* **Given information**

---

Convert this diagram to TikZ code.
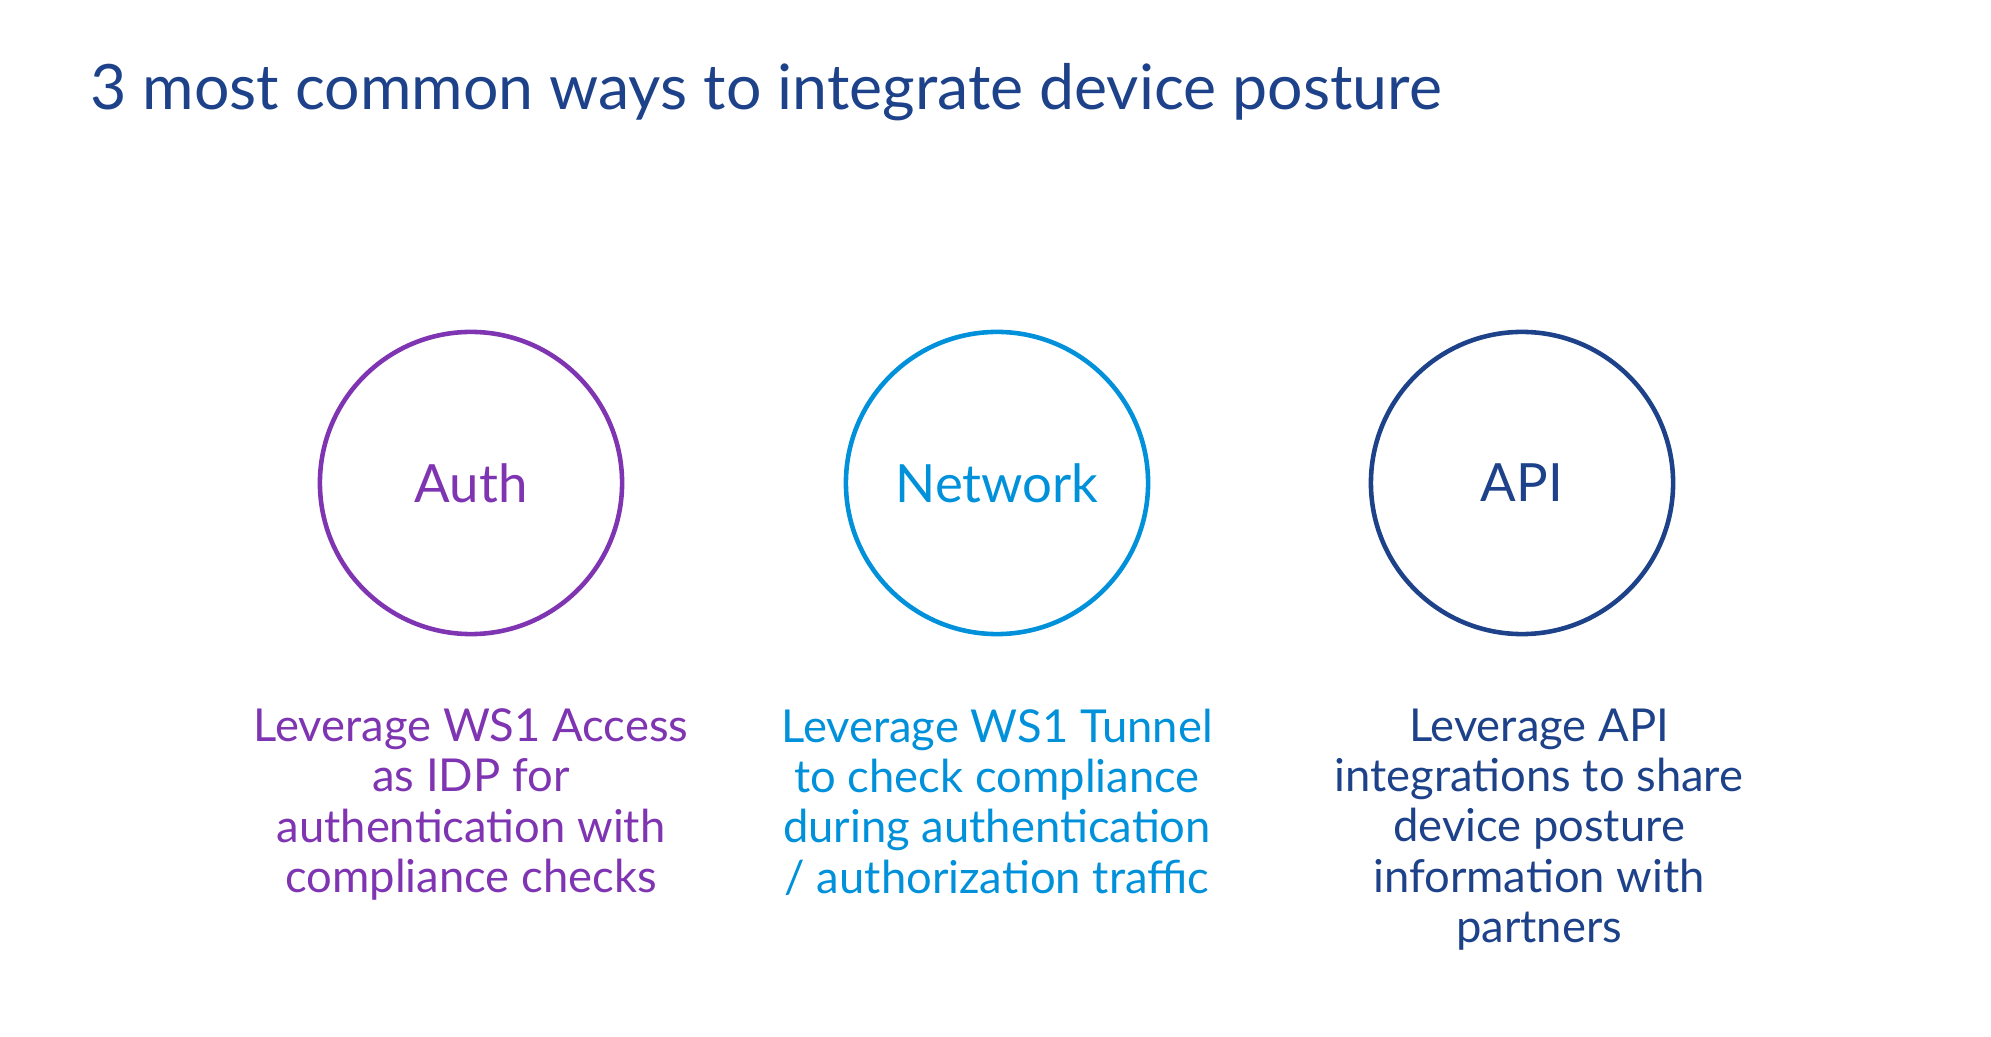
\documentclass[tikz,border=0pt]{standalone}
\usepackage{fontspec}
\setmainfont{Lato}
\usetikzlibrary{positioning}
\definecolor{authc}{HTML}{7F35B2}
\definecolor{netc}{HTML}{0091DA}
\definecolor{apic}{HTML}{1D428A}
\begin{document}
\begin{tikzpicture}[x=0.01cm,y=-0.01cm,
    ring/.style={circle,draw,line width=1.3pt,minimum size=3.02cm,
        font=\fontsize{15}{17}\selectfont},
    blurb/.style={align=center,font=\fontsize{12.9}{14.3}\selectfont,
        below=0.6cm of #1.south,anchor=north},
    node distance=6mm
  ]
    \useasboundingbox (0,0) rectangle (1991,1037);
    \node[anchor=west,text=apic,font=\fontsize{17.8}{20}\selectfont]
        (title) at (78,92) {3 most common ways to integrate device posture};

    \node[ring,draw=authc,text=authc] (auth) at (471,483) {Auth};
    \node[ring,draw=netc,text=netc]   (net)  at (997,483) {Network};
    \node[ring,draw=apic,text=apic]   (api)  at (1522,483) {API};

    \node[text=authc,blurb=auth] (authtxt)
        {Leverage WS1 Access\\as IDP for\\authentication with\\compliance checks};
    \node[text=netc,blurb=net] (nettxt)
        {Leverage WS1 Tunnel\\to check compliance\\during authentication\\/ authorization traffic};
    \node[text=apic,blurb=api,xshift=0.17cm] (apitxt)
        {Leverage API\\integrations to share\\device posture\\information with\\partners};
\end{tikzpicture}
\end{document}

---

* **Work required**
Ignore the images and quote every line of the listing exactly.

* **Exercise output**
Convert this diagram to TikZ code.
\documentclass[tikz,border=0pt]{standalone}
\usepackage{fontspec}
\setmainfont{Lato}
\usetikzlibrary{positioning}
\definecolor{authc}{HTML}{7F35B2}
\definecolor{netc}{HTML}{0091DA}
\definecolor{apic}{HTML}{1D428A}
\begin{document}
\begin{tikzpicture}[x=0.01cm,y=-0.01cm,
    ring/.style={circle,draw,line width=1.3pt,minimum size=3.02cm,
        font=\fontsize{15}{17}\selectfont},
    blurb/.style={align=center,font=\fontsize{12.9}{14.3}\selectfont,
        below=0.6cm of #1.south,anchor=north},
    node distance=6mm
  ]
    \useasboundingbox (0,0) rectangle (1991,1037);
    \node[anchor=west,text=apic,font=\fontsize{17.8}{20}\selectfont]
        (title) at (78,92) {3 most common ways to integrate device posture};

    \node[ring,draw=authc,text=authc] (auth) at (471,483) {Auth};
    \node[ring,draw=netc,text=netc]   (net)  at (997,483) {Network};
    \node[ring,draw=apic,text=apic]   (api)  at (1522,483) {API};

    \node[text=authc,blurb=auth] (authtxt)
        {Leverage WS1 Access\\as IDP for\\authentication with\\compliance checks};
    \node[text=netc,blurb=net] (nettxt)
        {Leverage WS1 Tunnel\\to check compliance\\during authentication\\/ authorization traffic};
    \node[text=apic,blurb=api,xshift=0.17cm] (apitxt)
        {Leverage API\\integrations to share\\device posture\\information with\\partners};
\end{tikzpicture}
\end{document}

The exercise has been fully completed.